Unless they happen to be friends, directors seldom talk with one another in any depth about their projects. That’s what they talk about with their authors, dramaturgs and their future film team. Because each director is focused on his or her project and style, another director is seldom helpful in this domain.

 

At the same time, we all worked together in one studio and naturally knew who was making what. And we saw our colleagues’ films before they opened in theaters at the big approval screenings, to which all members of the studio were invited.

 

 

Your film premiered in April 1980 and is now over thirty years old. Given the distance represented by these three decades, is there anything more you’d like to say about the film?

 

I think back very fondly on the work on this film—and on all my girls and boys!

 

 

 

[1] Mikhail Romm (1901-1971) was a Soviet director of internationally known films, including Ordinary Fascism (1965), Nine Days of One Year (1962), Girl No. 217 (1945) and Lenin in 1918 (1939).
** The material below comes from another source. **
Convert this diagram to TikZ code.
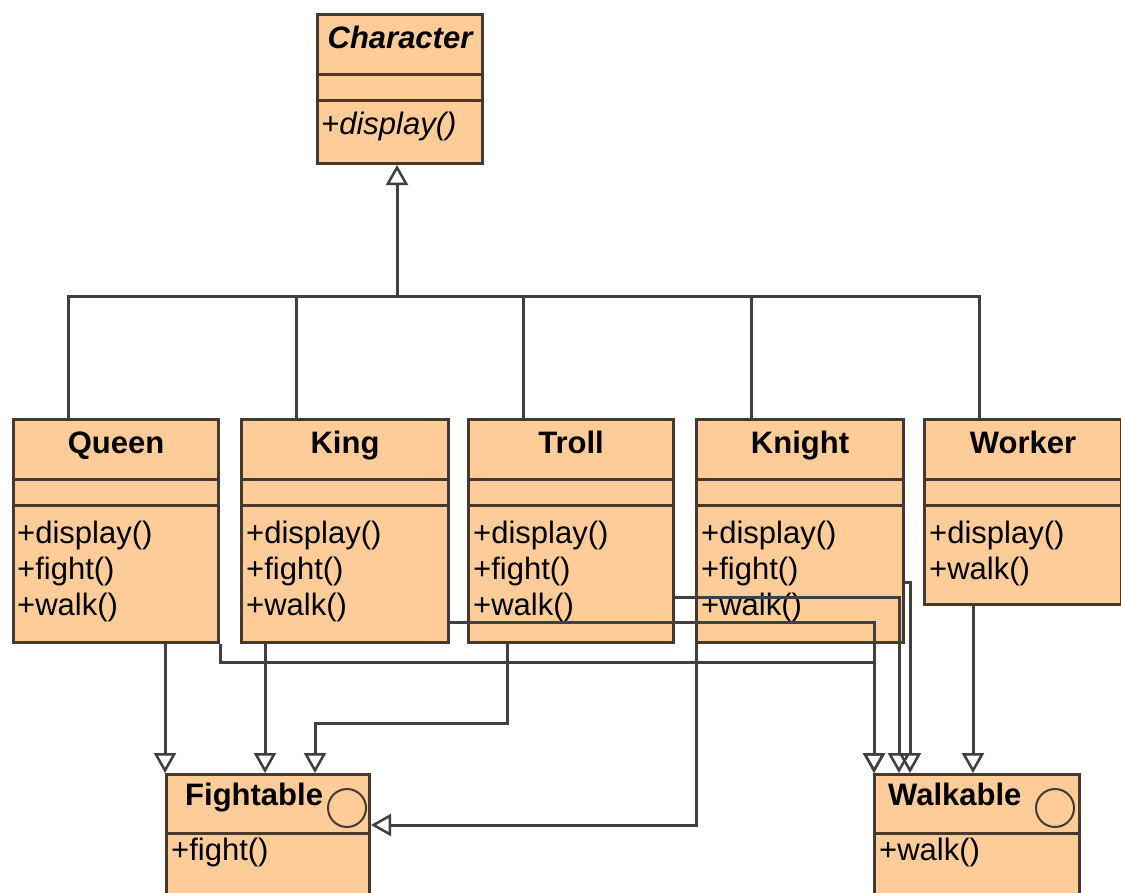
\documentclass[tikz,border=0pt]{standalone}
\usepackage{fontspec}
\setmainfont{Liberation Sans}
\usetikzlibrary{arrows.meta,calc}
\definecolor{classfill}{RGB}{253,204,153}
\definecolor{classline}{RGB}{70,58,48}
\definecolor{wire}{RGB}{64,64,64}

% a class box: name, x, y, width, height, title
\newcommand{\drawclass}[6]{%
  \node[classbox, minimum width=#4pt, minimum height=#5pt] (#1) at (#2,#3) {};
  \draw[sep] ($(#1.north west)+(0,61)$) -- ($(#1.north east)+(0,61)$);
  \draw[sep] ($(#1.north west)+(0,87)$) -- ($(#1.north east)+(0,87)$);
  \node[title] (#1-title) at ($(#1.north)+(0,35)$) {#6};
}

\begin{document}
\begin{tikzpicture}[x=1pt,y=-1pt,
  classbox/.style={draw=classline, fill=classfill, line width=3pt, rectangle, inner sep=0pt, anchor=north west},
  sep/.style={draw=classline, line width=3pt},
  title/.style={font=\fontsize{31}{36}\selectfont\bfseries, anchor=base, inner sep=0pt},
  member/.style={font=\fontsize{31}{36}\selectfont, anchor=base west, inner sep=0pt},
  wirestyle/.style={draw=wire, line width=3pt},
  inherit/.style={wirestyle, -{Triangle[open, length=20pt, width=22pt, line width=2.5pt]}},
  realize/.style={wirestyle, -{Triangle[open, length=20pt, width=22pt, line width=2.5pt]}},
  lollipop/.style={draw=classline, line width=2pt},
]
\useasboundingbox[fill=white] (0,0) rectangle (1121,892);
\clip (0,0) rectangle (1121,892);

% abstract base class
\drawclass{character}{316}{13}{165}{149}{\itshape Character}
\node[member, font=\fontsize{31}{36}\selectfont\itshape] (character-m1) at ($(character.north west)+(5,121)$) {+display()};

% concrete characters
\drawclass{queen}{12}{418}{205}{223}{Queen}
\node[member] (queen-m1) at ($(queen.north west)+(5,125)$) {+display()};
\node[member] (queen-m2) at ($(queen.north west)+(5,161)$) {+fight()};
\node[member] (queen-m3) at ($(queen.north west)+(5,197)$) {+walk()};

\drawclass{king}{240}{418}{207}{223}{King}
\node[member] (king-m1) at ($(king.north west)+(6,125)$) {+display()};
\node[member] (king-m2) at ($(king.north west)+(6,161)$) {+fight()};
\node[member] (king-m3) at ($(king.north west)+(6,197)$) {+walk()};

\drawclass{troll}{467}{418}{205}{223}{Troll}
\node[member] (troll-m1) at ($(troll.north west)+(6,125)$) {+display()};
\node[member] (troll-m2) at ($(troll.north west)+(6,161)$) {+fight()};
\node[member] (troll-m3) at ($(troll.north west)+(6,197)$) {+walk()};

\drawclass{knight}{695}{418}{207}{223}{Knight}
\node[member] (knight-m1) at ($(knight.north west)+(6,125)$) {+display()};
\node[member] (knight-m2) at ($(knight.north west)+(6,161)$) {+fight()};
\node[member] (knight-m3) at ($(knight.north west)+(6,197)$) {+walk()};

\drawclass{worker}{923}{418}{197}{185}{Worker}
\node[member] (worker-m1) at ($(worker.north west)+(6,125)$) {+display()};
\node[member] (worker-m2) at ($(worker.north west)+(6,161)$) {+walk()};

% interfaces
\node[classbox, minimum width=203pt, minimum height=130pt] (fightable) at (165,773) {};
\draw[sep] ($(fightable.north west)+(0,60)$) -- ($(fightable.north east)+(0,60)$);
\node[title, anchor=base west] (fightable-title) at ($(fightable.north west)+(20,32)$) {Fightable};
\draw[lollipop] ($(fightable.north east)+(-24,35)$) circle[radius=19];
\node[member] (fightable-m1) at ($(fightable.north west)+(6,87)$) {+fight()};

\node[classbox, minimum width=205pt, minimum height=130pt] (walkable) at (873,773) {};
\draw[sep] ($(walkable.north west)+(0,60)$) -- ($(walkable.north east)+(0,60)$);
\node[title, anchor=base west] (walkable-title) at ($(walkable.north west)+(15,32)$) {Walkable};
\draw[lollipop] ($(walkable.north east)+(-26,35)$) circle[radius=19];
\node[member] (walkable-m1) at ($(walkable.north west)+(6,87)$) {+walk()};

% generalization tree
\coordinate (bus) at (397,296);
\draw[inherit] (bus) -- (bus |- character.south);
\foreach \c in {queen,king,troll,knight,worker}
  \draw[wirestyle] ($(\c.north west)+(56,0)$) |- (bus);

% realizations of Fightable
\draw[realize] (queen.south west -| fightable.north west) -- (fightable.north west);
\draw[realize] ($(king.south west)+(25,0)$) coordinate (kf) -- (kf |- fightable.north);
\draw[realize] ($(troll.south west)+(40,0)$) -- ++(0,79) -| ($(fightable.north west)+(150,0)$);
\draw[realize] ($(knight.south west)+(1,0)$) |- ($(fightable.north east)+(0,52)$);

% realizations of Walkable
\draw[realize] (queen.south east) -- ++(0,18) -| ($(walkable.north west)+(1,0)$);
\draw[realize] ($(king.north east)+(0,204)$) -| ($(walkable.north west)+(1,0)$);
\draw[realize] ($(troll.north east)+(0,179)$) -| ($(walkable.north west)+(26,0)$);
\draw[realize] ($(knight.north east)+(0,164)$) -| ($(walkable.north west)+(37,0)$);
\draw[realize] ($(worker.south west)+(50,0)$) coordinate (ww) -- (ww |- walkable.north);
\end{tikzpicture}
\end{document}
He also taught at VGIK (S.A. Gerasimov All-Russian University of Cinematography) and influenced many renowned filmmakers, including Andrei Tarkovsky, Nikita Mikhalkov, Elem Klimov and Gleb Panfilov.

[2] Gusner, Iris and Helke Sander. Fantasie und Arbeit: Biografische Zwiesprache (Fantasy and Work: A Biographical Dialog). Berlin: Schüren, 2009.

[3] This film was banned and then lost; re-found and screened in 1990 and then lost again; then finally re-found, digitized and released in Germany in 2010 and in the U.S.A. in 2011.

[4] Ein April hat 30 Tage (April Has Thirty Days, dir. Gunther Scholz, 1978); Solo Sunny (dirs. Konrad Wolf und Wolfgang Kohlhaase, 1979); Seitensprung (Escapade, dir. Evelyn Schmidt, 1979); Glück im Hinterhaus (Backhouse Bliss, dir. Herrmann Zschoche, 1979)

 

 

Extra info:

This written interview was conducted in summer 2012 by Hiltrud Schulz, DEFA Film Library at UMass Amherst.